Post by Kenbobpdx » Wed Nov 22, 2017 4:33 pm

I think it is not possible to attribute musicality to a set of strings per se. String choice is highly subjective but we can state that some strings work better on some guitars than on others. We also all have opinions on which strings, in general, sound good on most guitars. This is most often due to manufacturing consistency and the base accuracy of intonation. Many of us can also agree on which string manufacturers are less than reliably manufactured. D'Addarios are boring but they are consistent while others are very interesting if you can get a set that actually stays in tune.

The challenge is always to find a combination of strings that bring out the best qualities of the instrument while also allowing the player to explore the full range of their own capabilities. In the hands of highly skilled players a guitar with reasonable tonality can sound good due to the player's skill but it will not optimally reflect their abilities because of inherent limitations of a lower quality instrument. Likewise a phenomenal guitar will sound less than optimal in the hands of a marginal player regardless of the strings.
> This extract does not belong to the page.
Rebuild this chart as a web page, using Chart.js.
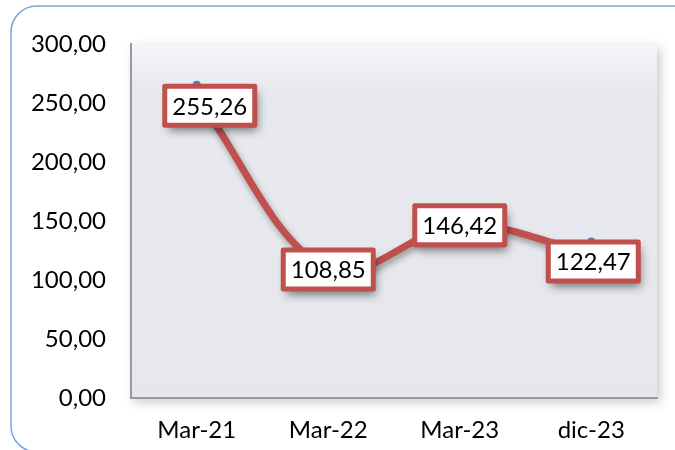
<!DOCTYPE html>
<html>
<head>
<meta charset="utf-8">
<script src="https://cdn.jsdelivr.net/npm/chart.js@4/dist/chart.umd.min.js"></script>
<style>
  html, body { margin: 0; padding: 0; background: #fff; }
  #wrap { width: 675px; height: 450px; position: relative; }
</style>
</head>
<body>
<div id="wrap"><canvas id="c" width="675" height="450"></canvas></div>
<script>
const categories = ['Mar-21', 'Mar-22', 'Mar-23', 'dic-23'];
const values = [255.26, 108.85, 146.42, 122.47];
const yMin = 0;
const yMax = 300;
const yStep = 50;

const fmt = v => v.toFixed(2).replace('.', ',');
const FONT = 'Lato, "Open Sans", sans-serif';
const RED = '#c0504d';

const framePlugin = {
  id: 'frame',
  beforeDraw(chart) {
    const ctx = chart.ctx;
    const a = chart.chartArea;
    ctx.save();
    ctx.strokeStyle = '#7fa3d8';
    ctx.lineWidth = 1.5;
    ctx.beginPath();
    ctx.roundRect(11, 6, 690, 446, 26);
    ctx.stroke();
    ctx.shadowColor = 'rgba(0,0,0,0.22)';
    ctx.shadowBlur = 10;
    ctx.shadowOffsetX = 3;
    ctx.shadowOffsetY = 4;
    const g = ctx.createLinearGradient(0, a.top, 0, a.bottom);
    g.addColorStop(0, '#f5f6f9');
    g.addColorStop(0.12, '#e8e9ee');
    g.addColorStop(1, '#e6e7ec');
    ctx.fillStyle = g;
    ctx.fillRect(a.left, a.top, a.right - a.left, a.bottom - a.top);
    ctx.restore();
  }
};

const lineShadow = {
  id: 'lineShadow',
  beforeDatasetsDraw(chart) {
    const ctx = chart.ctx;
    ctx.save();
    ctx.shadowColor = 'rgba(0,0,0,0.35)';
    ctx.shadowBlur = 6;
    ctx.shadowOffsetX = 2;
    ctx.shadowOffsetY = 4;
  },
  afterDatasetsDraw(chart) {
    chart.ctx.restore();
  }
};

const labelPlugin = {
  id: 'boxLabels',
  afterDraw(chart, args, opts) {
    const ctx = chart.ctx;
    const meta = chart.getDatasetMeta(0);
    const offs = opts.offsets || [];
    ctx.save();
    ctx.fillStyle = '#4f81bd';
    meta.data.forEach(p => {
      ctx.beginPath();
      ctx.arc(p.x, p.y - 12, 4, 0, Math.PI * 2);
      ctx.fill();
    });
    ctx.restore();
    meta.data.forEach((p, i) => {
      const o = offs[i] || [0, 0];
      const cx = p.x + o[0];
      const cy = p.y + o[1];
      const w = 90, h = 39;
      ctx.save();
      ctx.shadowColor = 'rgba(0,0,0,0.5)';
      ctx.shadowBlur = 9;
      ctx.shadowOffsetX = 3;
      ctx.shadowOffsetY = 6;
      ctx.fillStyle = '#ffffff';
      ctx.strokeStyle = RED;
      ctx.lineWidth = 5;
      ctx.lineJoin = 'round';
      ctx.beginPath();
      ctx.rect(cx - w / 2, cy - h / 2, w, h);
      ctx.fill();
      ctx.shadowColor = 'transparent';
      ctx.stroke();
      ctx.fillStyle = '#000';
      ctx.font = '24px ' + FONT;
      ctx.textAlign = 'center';
      ctx.textBaseline = 'middle';
      ctx.fillText(fmt(values[i]), cx, cy + 1);
      ctx.restore();
    });
  }
};

new Chart(document.getElementById('c'), {
  type: 'line',
  data: {
    labels: categories,
    datasets: [{
      data: values,
      borderColor: RED,
      borderWidth: 7,
      tension: 0.35,
      pointRadius: 0,
      fill: false,
      borderCapStyle: 'round',
      borderJoinStyle: 'round'
    }]
  },
  options: {
    responsive: false,
    animation: false,
    devicePixelRatio: 1,
    layout: { padding: { left: 0, right: 18, top: 44, bottom: 0 } },
    plugins: {
      legend: { display: false },
      tooltip: { enabled: false },
      boxLabels: { offsets: [[13, 9], [0, 0], [0, 0], [2, 8]] }
    },
    scales: {
      x: {
        offset: true,
        grid: { display: false, drawTicks: false },
        border: { display: true, color: '#9a9a9a', width: 2 },
        ticks: { color: '#000', font: { family: FONT, size: 24 }, padding: 18, maxRotation: 0 },
        afterFit(s) { s.height = 52; }
      },
      y: {
        min: yMin,
        max: yMax,
        grid: { display: false, drawTicks: false },
        border: { display: true, color: '#9a9a9a', width: 2 },
        ticks: {
          stepSize: yStep,
          color: '#000',
          font: { family: FONT, size: 24 },
          padding: 25,
          callback: v => fmt(v)
        },
        afterFit(s) { s.width = 131; }
      }
    }
  },
  plugins: [framePlugin, lineShadow, labelPlugin]
});
</script>
</body>
</html>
All of that said, part of the fun is getting a good instrument and then experimenting with strings that meet your own idea of what sounds best. I personally do not like overly bright strings so I avoid carbon strings which blast like freight trains on my main guitar. I like a darker, rounder sound so my string choice reflects that. Playability and tension also matter to me so I use low tension strings. These are all considered choices but are highly subjective. Fortunately, nowadays we can mix and match strings to achieve a closer match to our particular peculiarities.